Were you the type of kid who took things apart and put them back together? If so, a career in metal fabrication may be in your future. While few youngsters may have expressed to their parents that someday they wanted to be a pipefitter, fabricator or welder, many children do show a talent for building or creating things and working with their hands.
There is a growing demand in the metal fabrication industry and at Wiley Metal for those seeking to start or change careers. The U.S. Department of Labor expects job opportunities in the industry to grow up to 22% in the next decade. This growth is attributed to an expanding economy, advancing technology and the large segment of workers who are reaching retirement age. A career in metal fabrication is more varied than many believe, offering solid pay and the satisfaction of creating products that are tangible.
The barriers to entering a career in metal fabrication may also be minimal. It will, however, take good math and communication skills.
The Role of Good Communications in Metal Fabrication
There are so many layers of communications in metal fabrication, the ability to communicate clearly is critical. There are communications between sales and a client, a client and engineering, and engineering to management and to production. Many projects are handled by teams. Expectations and instructions must be clear starting from project acquisition through final delivery and acceptance. Drawings need to be precise and clearly understood.
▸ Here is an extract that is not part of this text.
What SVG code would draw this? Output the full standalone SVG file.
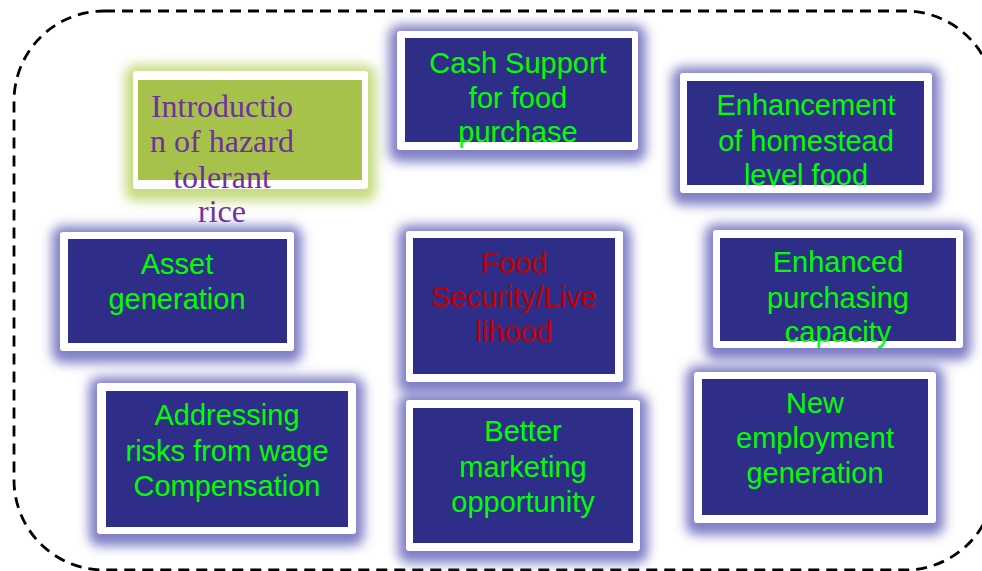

If you are the type of person who can communicate well, you have an important skill for our industry.
The Importance of Math in Metal Fabrication
You may be better at math than you think. Many skilled in mathematics, for example, have a talent for putting puzzles together and figuring things out. Math and measuring are critical in metal fabrication, especially at Wiley Metal, where we make so many parts that must work in conjunction with pieces made elsewhere. Drawings must be followed exactly and measurements must be precise. Even a small error can lead to costly delays and waste. The expression “Measure twice, cut once” may have first been spoken on a metal fabrication shop floor.
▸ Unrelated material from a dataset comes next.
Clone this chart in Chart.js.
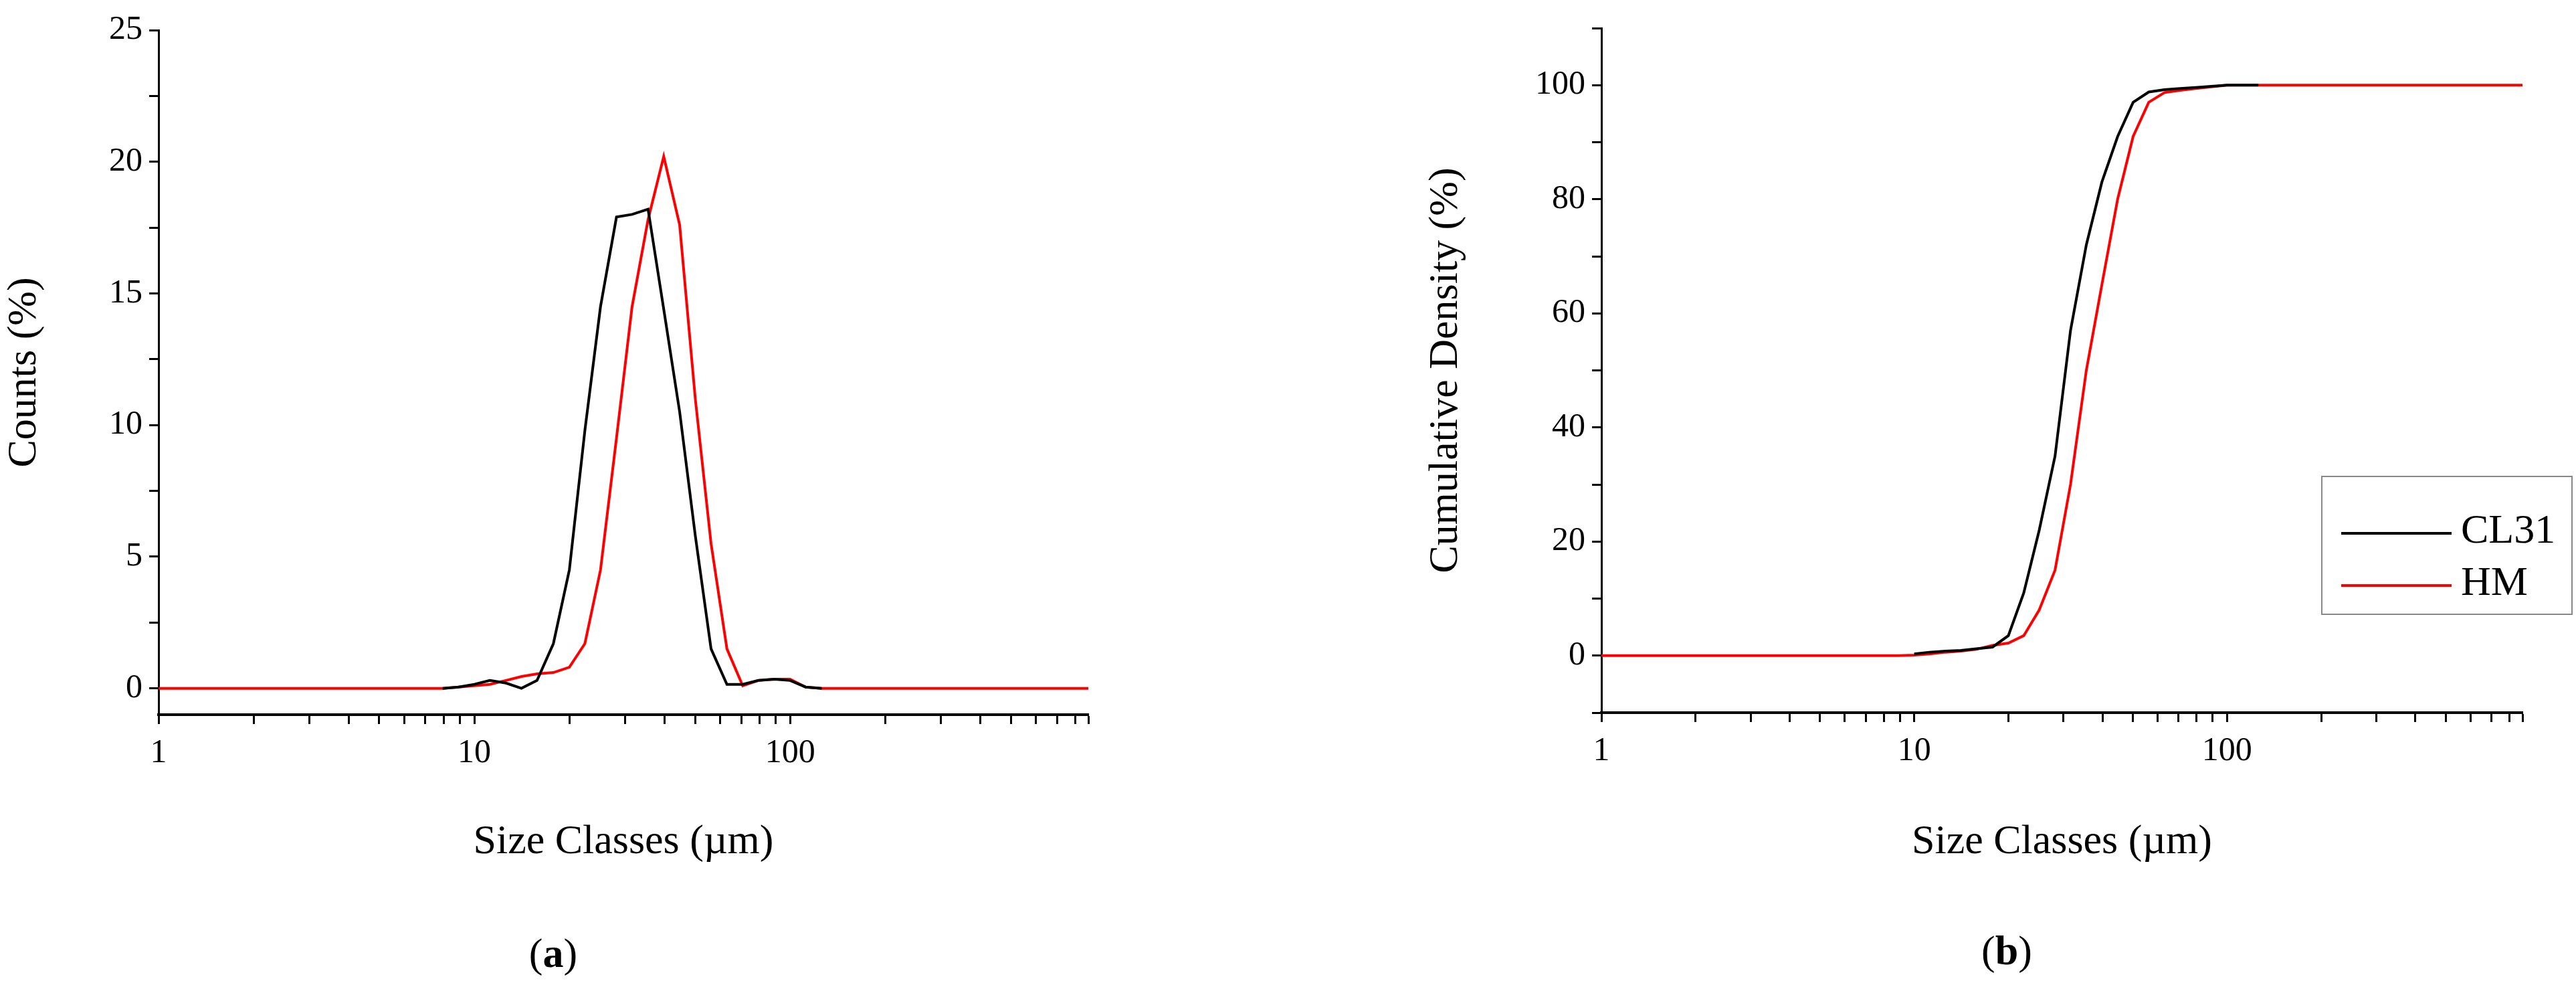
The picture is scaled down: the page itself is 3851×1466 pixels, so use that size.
<!DOCTYPE html>
<html>
<head>
<meta charset="utf-8">
<script src="https://cdn.jsdelivr.net/npm/chart.js@4.4.1/dist/chart.umd.min.js"></script>
<style>
  body { margin: 0; background: #fff; width: 3851px; height: 1466px; position: relative; overflow: hidden; font-family: "Liberation Serif", "DejaVu Serif", serif; }
  canvas { position: absolute; top: 0; }
  .cap { position: absolute; font-size: 62px; transform: translate(-50%, -50%); }
  #legend { position: absolute; left: 3470px; top: 711px; width: 376px; height: 208px; border: 2px solid #888; box-sizing: border-box; font-size: 62px; }
  #legend div { position: absolute; left: 28px; }
  #legend span { display: inline-block; width: 165px; height: 4px; vertical-align: middle; margin-right: 14px; }
</style>
</head>
<body>
<canvas id="chartA"></canvas>
<canvas id="chartB"></canvas>
<div class="cap" style="left:827px; top:1424px">(<b>a</b>)</div>
<div class="cap" style="left:3000px; top:1420px">(<b>b</b>)</div>
<div id="legend">
  <div style="top:42px"><span style="background:#000"></span>CL31</div>
  <div style="top:120px"><span style="background:#ff0000"></span>HM</div>
</div>
<script>
// size bins (µm)
const sizes = [7.94, 8.91, 10, 11.2, 12.6, 14.1, 15.8, 17.8, 20, 22.4, 25.1, 28.2, 31.6, 35.5, 39.8, 44.7, 50.1, 56.2, 63.1, 70.8, 79.4, 89.1, 100, 112, 126];

// (a) counts %
const countsCL31 = [0, 0.05, 0.15, 0.3, 0.2, 0, 0.3, 1.7, 4.5, 9.8, 14.5, 17.9, 18.0, 18.2, 14.4, 10.5, 5.8, 1.5, 0.15, 0.15, 0.3, 0.35, 0.3, 0.05, 0];
const countsHM = [0, 0.05, 0.1, 0.15, 0.3, 0.45, 0.55, 0.6, 0.8, 1.7, 4.5, 9.5, 14.5, 17.8, 20.2, 17.6, 11, 5.5, 1.5, 0.1, 0.3, 0.35, 0.35, 0.05, 0];

// (b) cumulative %
const cumCL31 = [0, 0.1, 0.3, 0.6, 0.8, 0.9, 1.2, 1.5, 3.5, 11, 22, 35, 57, 72, 83, 91, 97, 98.8, 99.2, 99.4, 99.6, 99.8, 100, 100, 100];
const cumHM = [0, 0, 0.1, 0.3, 0.6, 0.8, 1.1, 1.8, 2.2, 3.5, 8, 15, 30, 50, 65, 80, 91, 97, 98.7, 99.1, 99.4, 99.7, 100, 100, 100];

const xMin = 1, xMax = 880;
const xLabels = [1, 10, 100];

function pts(xs, ys) { return xs.map((x, i) => ({ x: x, y: ys[i] })); }

const FONT = "'Liberation Serif', 'DejaVu Serif', serif";

function logTicks(scale) {
  const t = [];
  for (let d = 1; d <= 100; d *= 10)
    for (let m = 1; m < 10; m++) if (d * m <= xMax) t.push({ value: d * m });
  t.push({ value: xMax });
  scale.ticks = t;
}

function makeChart(id, left, w, opts) {
  const c = document.getElementById(id);
  c.style.left = left + 'px';
  c.width = w; c.height = 1300;
  c.style.width = w + 'px'; c.style.height = '1300px';
  return new Chart(c, {
    type: 'scatter',
    data: { datasets: opts.datasets },
    options: {
      responsive: false,
      animation: false,
      devicePixelRatio: 1,
      layout: { padding: { left: opts.padLeft, right: opts.padRight, top: opts.padTop, bottom: 0 } },
      plugins: { legend: { display: false }, tooltip: { enabled: false } },
      elements: { point: { radius: 0 }, line: { borderWidth: 4, tension: 0 } },
      scales: {
        x: {
          type: 'logarithmic', min: xMin, max: xMax,
          afterBuildTicks: logTicks,
          afterFit: s => { s.height = 1300 - opts.xAxisY; },
          border: { color: '#000', width: 4 },
          grid: { drawOnChartArea: false, tickLength: 14, tickWidth: 3, tickColor: '#000' },
          ticks: { autoSkip: false, maxRotation: 0, padding: 14, color: '#000', font: { family: FONT, size: 50 },
            callback: v => xLabels.includes(v) ? String(v) : '' },
          title: { display: true, text: 'Size Classes (µm)', color: '#000', font: { family: FONT, size: 62 }, padding: { top: 70 } }
        },
        y: {
          min: opts.yMin, max: opts.yMax,
          afterBuildTicks: s => { s.ticks = opts.yTicks.map(v => ({ value: v })); },
          afterFit: s => { s.width = opts.yWidth; },
          border: { color: '#000', width: 3 },
          grid: { drawOnChartArea: false, tickLength: 14, tickWidth: 3, tickColor: '#000' },
          ticks: { autoSkip: false, padding: 10, color: '#000', font: { family: FONT, size: 50 },
            callback: v => opts.yLabels.includes(v) ? String(v) : '' },
          title: { display: true, text: opts.yTitle, color: '#000', font: { family: FONT, size: 62 }, padding: { top: 0, bottom: 10 } }
        }
      }
    }
  });
}

makeChart('chartA', 0, 1700, {
  padLeft: 0, padRight: 73, padTop: 45, xAxisY: 1068, yWidth: 237,
  yMin: -1, yMax: 25,
  yTicks: [0, 2.5, 5, 7.5, 10, 12.5, 15, 17.5, 20, 22.5, 25],
  yLabels: [0, 5, 10, 15, 20, 25],
  yTitle: 'Counts (%)',
  datasets: [
    { data: pts(sizes, countsCL31), borderColor: '#000', showLine: true },
    { data: [{ x: xMin, y: 0 }].concat(pts(sizes, countsHM), [{ x: xMax, y: 0 }]), borderColor: '#ff0000', showLine: true }
  ]
});

makeChart('chartB', 1900, 1951, {
  padLeft: 225, padRight: 80, padTop: 42, xAxisY: 1065, yWidth: 269,
  yMin: -10, yMax: 110,
  yTicks: [-10, 0, 10, 20, 30, 40, 50, 60, 70, 80, 90, 100, 110],
  yLabels: [0, 20, 40, 60, 80, 100],
  yTitle: 'Cumulative Density (%)',
  datasets: [
    { data: pts(sizes.slice(2), cumCL31.slice(2)), borderColor: '#000', showLine: true },
    { data: [{ x: xMin, y: 0 }].concat(pts(sizes, cumHM), [{ x: xMax, y: 100 }]), borderColor: '#ff0000', showLine: true }
  ]
});
</script>
</body>
</html>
Types of Careers in Metal Fabrication
The more you know about the varied careers available in metal fabrication, the more likely you will discover a career of interest for you. Those interested in technology may enjoy becoming a CAD Designer. If you appreciate seeing a job well-done, explore the many types of opportunities in welding, including laser welding. Creative types will enjoy the satisfaction of becoming a fabricator, and if you are good at figuring things out, engineering may be for you. If working with your hands is your thing, consider becoming a machinist. Those who tend to have perfectionist qualities may fit well in quality control. Each position will require good math and solid communication skills.
Career paths in metal fabrication are extremely varied. Entry-level jobs may only take a GED or high school diploma. Welding will involve completion of classes at a trade school and certifications. Jobs in engineering will take a college degree. The key is exploring the types of jobs available, deciding which one or ones appeal to you, and setting upon the path best suited to take you there.